PROBLEM: Write out, word for word, every line from the first one through the line that holds "['#aaaaaa', '#aaaaaa', '#cccccc', '#222222', '#222222']", and nothing else; skip the pictures.
============
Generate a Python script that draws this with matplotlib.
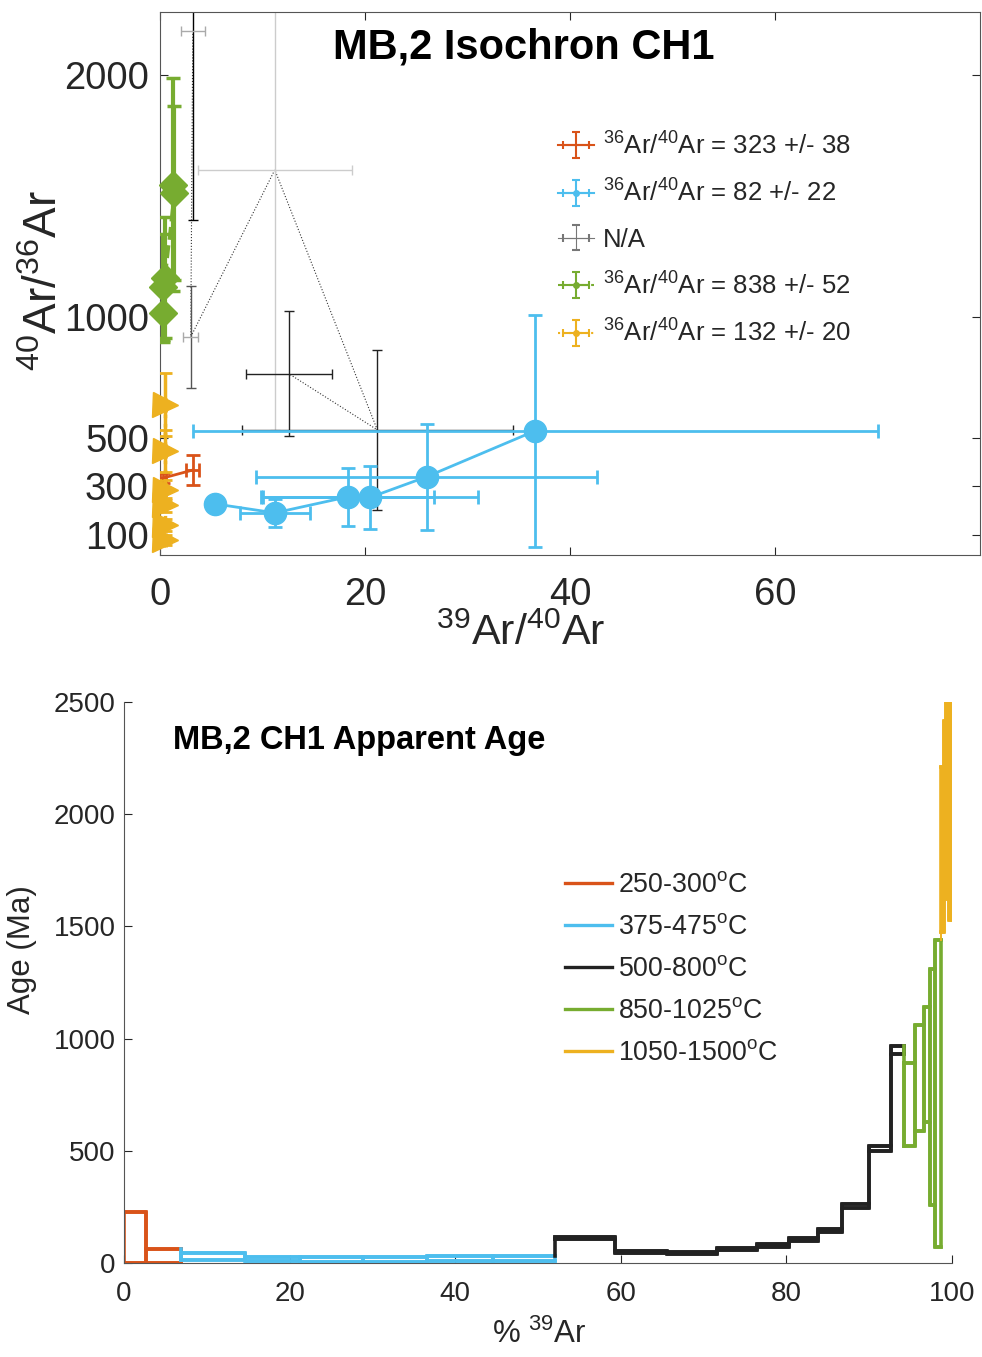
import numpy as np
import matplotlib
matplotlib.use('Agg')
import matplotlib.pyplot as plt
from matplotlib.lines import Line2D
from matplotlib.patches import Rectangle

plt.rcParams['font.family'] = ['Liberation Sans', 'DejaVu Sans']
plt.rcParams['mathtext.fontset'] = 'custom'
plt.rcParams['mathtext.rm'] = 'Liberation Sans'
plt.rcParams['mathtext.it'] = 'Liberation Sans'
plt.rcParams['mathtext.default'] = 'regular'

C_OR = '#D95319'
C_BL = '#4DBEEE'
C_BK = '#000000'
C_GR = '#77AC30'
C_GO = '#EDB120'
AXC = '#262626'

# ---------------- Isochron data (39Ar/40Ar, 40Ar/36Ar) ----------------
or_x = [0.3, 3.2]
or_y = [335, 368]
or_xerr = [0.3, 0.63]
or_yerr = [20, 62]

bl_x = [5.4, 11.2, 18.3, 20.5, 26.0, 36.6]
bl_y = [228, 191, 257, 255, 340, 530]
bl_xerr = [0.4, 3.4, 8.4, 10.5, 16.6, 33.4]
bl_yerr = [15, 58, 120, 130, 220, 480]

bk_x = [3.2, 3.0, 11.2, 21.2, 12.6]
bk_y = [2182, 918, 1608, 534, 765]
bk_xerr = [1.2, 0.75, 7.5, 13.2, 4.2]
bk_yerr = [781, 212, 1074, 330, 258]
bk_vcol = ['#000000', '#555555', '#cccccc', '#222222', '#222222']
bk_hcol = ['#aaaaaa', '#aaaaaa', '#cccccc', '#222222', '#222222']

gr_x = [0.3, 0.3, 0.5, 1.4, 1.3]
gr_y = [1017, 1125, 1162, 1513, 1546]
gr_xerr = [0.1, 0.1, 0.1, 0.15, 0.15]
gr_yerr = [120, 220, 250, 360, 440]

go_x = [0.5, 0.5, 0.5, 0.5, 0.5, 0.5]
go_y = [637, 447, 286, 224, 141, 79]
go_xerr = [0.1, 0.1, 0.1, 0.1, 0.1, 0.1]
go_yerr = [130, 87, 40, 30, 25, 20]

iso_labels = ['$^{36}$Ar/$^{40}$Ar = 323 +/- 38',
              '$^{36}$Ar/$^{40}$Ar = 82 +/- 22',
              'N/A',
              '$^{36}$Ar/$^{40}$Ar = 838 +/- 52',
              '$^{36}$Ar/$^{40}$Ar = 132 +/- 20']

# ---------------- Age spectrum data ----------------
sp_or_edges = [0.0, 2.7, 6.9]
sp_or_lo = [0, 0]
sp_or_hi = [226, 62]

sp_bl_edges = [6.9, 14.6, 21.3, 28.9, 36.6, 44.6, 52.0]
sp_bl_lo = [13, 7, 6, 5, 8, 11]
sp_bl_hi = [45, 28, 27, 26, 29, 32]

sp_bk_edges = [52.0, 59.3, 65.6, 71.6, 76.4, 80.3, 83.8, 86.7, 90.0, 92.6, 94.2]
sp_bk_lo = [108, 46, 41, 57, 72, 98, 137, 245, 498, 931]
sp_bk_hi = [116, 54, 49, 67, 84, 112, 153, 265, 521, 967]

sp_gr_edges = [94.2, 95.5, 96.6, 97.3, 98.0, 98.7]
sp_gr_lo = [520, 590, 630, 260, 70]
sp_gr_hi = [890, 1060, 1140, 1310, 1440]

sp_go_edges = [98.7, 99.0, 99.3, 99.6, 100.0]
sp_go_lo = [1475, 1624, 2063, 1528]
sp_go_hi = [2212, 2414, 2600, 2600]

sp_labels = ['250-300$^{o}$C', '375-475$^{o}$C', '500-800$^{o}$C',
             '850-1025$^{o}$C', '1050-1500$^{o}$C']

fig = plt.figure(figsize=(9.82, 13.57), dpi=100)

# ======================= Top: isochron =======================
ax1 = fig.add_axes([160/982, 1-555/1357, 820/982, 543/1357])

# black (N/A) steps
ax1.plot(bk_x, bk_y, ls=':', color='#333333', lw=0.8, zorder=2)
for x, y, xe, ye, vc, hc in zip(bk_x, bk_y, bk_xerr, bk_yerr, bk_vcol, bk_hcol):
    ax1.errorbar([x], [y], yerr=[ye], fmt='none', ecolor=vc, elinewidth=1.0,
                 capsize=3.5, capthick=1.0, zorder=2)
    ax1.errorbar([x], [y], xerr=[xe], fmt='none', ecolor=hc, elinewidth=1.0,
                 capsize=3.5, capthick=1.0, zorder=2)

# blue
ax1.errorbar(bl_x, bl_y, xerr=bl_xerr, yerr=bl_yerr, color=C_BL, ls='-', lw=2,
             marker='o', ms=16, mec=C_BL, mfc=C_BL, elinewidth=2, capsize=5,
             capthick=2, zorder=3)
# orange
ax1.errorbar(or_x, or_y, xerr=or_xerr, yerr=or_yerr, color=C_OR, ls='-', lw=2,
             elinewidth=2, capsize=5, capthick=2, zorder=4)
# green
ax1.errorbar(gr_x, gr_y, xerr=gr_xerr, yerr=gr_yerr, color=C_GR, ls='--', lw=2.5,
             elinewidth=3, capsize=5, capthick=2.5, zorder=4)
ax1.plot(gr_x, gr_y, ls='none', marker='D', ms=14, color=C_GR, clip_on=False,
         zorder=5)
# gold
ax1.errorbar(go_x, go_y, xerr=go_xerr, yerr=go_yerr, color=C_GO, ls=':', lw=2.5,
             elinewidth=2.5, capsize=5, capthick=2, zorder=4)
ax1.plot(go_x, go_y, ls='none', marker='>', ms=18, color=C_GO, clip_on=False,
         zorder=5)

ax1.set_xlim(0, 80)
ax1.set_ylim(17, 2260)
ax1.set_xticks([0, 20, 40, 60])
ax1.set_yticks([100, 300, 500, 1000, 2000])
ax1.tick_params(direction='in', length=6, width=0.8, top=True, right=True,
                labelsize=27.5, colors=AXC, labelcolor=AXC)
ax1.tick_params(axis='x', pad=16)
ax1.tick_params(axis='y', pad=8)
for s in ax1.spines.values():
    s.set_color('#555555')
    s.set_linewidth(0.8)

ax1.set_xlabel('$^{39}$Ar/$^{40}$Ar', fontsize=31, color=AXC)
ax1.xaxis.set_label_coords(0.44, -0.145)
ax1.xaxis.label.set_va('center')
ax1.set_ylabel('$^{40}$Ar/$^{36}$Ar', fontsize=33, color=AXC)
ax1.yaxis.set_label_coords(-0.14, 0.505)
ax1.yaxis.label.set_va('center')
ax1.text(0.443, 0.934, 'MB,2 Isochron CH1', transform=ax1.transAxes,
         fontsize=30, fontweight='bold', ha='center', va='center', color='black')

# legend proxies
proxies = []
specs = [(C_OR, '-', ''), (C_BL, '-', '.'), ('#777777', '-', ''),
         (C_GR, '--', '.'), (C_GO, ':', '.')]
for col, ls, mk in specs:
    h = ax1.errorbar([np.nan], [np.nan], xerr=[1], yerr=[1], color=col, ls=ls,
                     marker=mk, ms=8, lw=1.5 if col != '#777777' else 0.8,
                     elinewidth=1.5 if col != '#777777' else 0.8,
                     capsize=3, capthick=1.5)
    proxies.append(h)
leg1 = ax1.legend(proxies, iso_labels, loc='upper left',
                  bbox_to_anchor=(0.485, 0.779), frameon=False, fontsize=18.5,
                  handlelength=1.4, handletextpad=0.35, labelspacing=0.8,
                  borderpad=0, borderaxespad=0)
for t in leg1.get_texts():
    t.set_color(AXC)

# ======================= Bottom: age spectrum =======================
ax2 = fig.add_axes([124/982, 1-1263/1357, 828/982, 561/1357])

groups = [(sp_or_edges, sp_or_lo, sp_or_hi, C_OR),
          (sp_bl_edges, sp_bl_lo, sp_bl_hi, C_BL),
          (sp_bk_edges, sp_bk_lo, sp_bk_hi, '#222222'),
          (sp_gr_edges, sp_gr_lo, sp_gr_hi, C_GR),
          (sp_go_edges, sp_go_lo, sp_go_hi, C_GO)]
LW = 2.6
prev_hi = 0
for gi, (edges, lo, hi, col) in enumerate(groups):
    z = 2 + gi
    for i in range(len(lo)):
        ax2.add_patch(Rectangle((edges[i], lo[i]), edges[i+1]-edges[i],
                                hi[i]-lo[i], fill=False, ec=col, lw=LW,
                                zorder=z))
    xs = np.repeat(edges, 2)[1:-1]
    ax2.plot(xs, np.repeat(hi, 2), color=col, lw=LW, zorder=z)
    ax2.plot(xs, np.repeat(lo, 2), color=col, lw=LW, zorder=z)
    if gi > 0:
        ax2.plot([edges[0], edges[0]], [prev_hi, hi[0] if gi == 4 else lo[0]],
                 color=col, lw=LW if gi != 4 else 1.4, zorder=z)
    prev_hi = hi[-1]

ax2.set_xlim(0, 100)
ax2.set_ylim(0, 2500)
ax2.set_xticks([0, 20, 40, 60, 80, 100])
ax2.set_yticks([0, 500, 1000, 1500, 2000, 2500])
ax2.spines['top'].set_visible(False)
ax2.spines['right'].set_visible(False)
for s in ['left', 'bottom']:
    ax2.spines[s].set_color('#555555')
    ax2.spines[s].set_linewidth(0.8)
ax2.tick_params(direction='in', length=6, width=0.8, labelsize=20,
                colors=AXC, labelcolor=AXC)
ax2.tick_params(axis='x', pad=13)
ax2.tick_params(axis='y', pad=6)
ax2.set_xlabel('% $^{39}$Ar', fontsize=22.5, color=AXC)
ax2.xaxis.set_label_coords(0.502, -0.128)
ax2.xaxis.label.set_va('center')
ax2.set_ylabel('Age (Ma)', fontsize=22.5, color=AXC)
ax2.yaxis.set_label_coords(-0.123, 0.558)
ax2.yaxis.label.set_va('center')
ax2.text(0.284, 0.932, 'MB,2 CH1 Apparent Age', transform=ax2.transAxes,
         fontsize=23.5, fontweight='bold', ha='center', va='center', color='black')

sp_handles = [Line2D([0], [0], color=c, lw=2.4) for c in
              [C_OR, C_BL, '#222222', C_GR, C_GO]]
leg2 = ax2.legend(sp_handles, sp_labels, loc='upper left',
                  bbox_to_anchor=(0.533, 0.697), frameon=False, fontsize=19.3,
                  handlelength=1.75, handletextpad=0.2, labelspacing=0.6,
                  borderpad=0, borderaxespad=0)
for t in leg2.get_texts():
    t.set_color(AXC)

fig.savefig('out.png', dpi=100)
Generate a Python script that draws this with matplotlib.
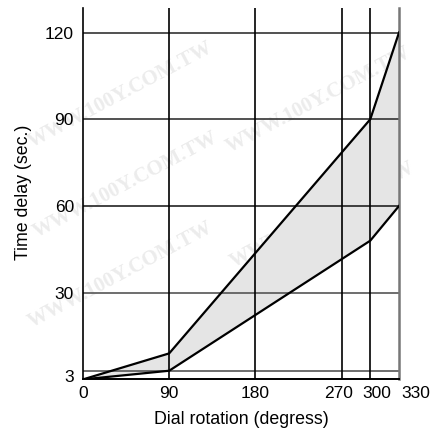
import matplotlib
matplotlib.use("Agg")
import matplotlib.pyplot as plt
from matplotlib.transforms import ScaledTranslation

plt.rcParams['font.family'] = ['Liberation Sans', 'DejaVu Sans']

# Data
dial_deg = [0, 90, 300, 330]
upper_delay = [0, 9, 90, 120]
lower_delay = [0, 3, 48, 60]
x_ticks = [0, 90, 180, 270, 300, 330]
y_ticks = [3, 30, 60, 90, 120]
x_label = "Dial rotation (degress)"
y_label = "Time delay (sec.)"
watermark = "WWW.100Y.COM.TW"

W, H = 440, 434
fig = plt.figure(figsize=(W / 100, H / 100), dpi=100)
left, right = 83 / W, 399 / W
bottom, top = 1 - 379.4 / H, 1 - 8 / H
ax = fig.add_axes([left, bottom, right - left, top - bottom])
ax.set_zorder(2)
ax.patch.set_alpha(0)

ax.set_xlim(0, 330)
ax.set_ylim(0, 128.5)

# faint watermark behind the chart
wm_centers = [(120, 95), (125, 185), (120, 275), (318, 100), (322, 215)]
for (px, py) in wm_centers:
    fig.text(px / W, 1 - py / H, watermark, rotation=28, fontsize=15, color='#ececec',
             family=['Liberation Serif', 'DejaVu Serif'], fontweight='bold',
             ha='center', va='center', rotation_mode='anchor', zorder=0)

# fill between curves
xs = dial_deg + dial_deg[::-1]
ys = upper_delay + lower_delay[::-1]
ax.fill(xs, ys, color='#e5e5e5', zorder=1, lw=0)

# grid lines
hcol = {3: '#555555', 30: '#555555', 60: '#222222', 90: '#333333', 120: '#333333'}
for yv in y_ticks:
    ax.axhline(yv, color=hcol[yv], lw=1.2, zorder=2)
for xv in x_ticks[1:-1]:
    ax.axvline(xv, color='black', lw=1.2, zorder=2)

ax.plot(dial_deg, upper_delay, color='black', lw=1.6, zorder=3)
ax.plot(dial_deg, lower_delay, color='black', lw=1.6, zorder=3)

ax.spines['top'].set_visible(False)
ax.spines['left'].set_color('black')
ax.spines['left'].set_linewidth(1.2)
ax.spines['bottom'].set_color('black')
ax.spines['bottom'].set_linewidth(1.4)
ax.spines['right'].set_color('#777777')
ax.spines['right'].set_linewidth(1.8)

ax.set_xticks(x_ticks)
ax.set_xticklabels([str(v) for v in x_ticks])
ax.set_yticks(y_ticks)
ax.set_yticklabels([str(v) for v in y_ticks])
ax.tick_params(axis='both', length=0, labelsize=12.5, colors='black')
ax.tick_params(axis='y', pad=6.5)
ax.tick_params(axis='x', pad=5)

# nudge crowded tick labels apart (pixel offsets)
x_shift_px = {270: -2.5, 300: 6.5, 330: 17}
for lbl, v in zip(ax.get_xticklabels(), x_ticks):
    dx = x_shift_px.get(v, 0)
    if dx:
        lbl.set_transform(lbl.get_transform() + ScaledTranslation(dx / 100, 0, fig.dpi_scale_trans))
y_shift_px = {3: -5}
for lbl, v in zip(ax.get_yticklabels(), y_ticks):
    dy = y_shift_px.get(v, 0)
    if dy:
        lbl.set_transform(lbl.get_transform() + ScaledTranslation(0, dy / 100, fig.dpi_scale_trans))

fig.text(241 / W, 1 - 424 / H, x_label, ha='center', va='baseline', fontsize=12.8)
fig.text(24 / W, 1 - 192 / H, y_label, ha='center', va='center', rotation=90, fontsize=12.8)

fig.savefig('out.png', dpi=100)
============
REPLY:
Generate a Python script that draws this with matplotlib.
import numpy as np
import matplotlib
matplotlib.use('Agg')
import matplotlib.pyplot as plt
from matplotlib.lines import Line2D
from matplotlib.patches import Rectangle

plt.rcParams['font.family'] = ['Liberation Sans', 'DejaVu Sans']
plt.rcParams['mathtext.fontset'] = 'custom'
plt.rcParams['mathtext.rm'] = 'Liberation Sans'
plt.rcParams['mathtext.it'] = 'Liberation Sans'
plt.rcParams['mathtext.default'] = 'regular'

C_OR = '#D95319'
C_BL = '#4DBEEE'
C_BK = '#000000'
C_GR = '#77AC30'
C_GO = '#EDB120'
AXC = '#262626'

# ---------------- Isochron data (39Ar/40Ar, 40Ar/36Ar) ----------------
or_x = [0.3, 3.2]
or_y = [335, 368]
or_xerr = [0.3, 0.63]
or_yerr = [20, 62]

bl_x = [5.4, 11.2, 18.3, 20.5, 26.0, 36.6]
bl_y = [228, 191, 257, 255, 340, 530]
bl_xerr = [0.4, 3.4, 8.4, 10.5, 16.6, 33.4]
bl_yerr = [15, 58, 120, 130, 220, 480]

bk_x = [3.2, 3.0, 11.2, 21.2, 12.6]
bk_y = [2182, 918, 1608, 534, 765]
bk_xerr = [1.2, 0.75, 7.5, 13.2, 4.2]
bk_yerr = [781, 212, 1074, 330, 258]
bk_vcol = ['#000000', '#555555', '#cccccc', '#222222', '#222222']
bk_hcol = ['#aaaaaa', '#aaaaaa', '#cccccc', '#222222', '#222222']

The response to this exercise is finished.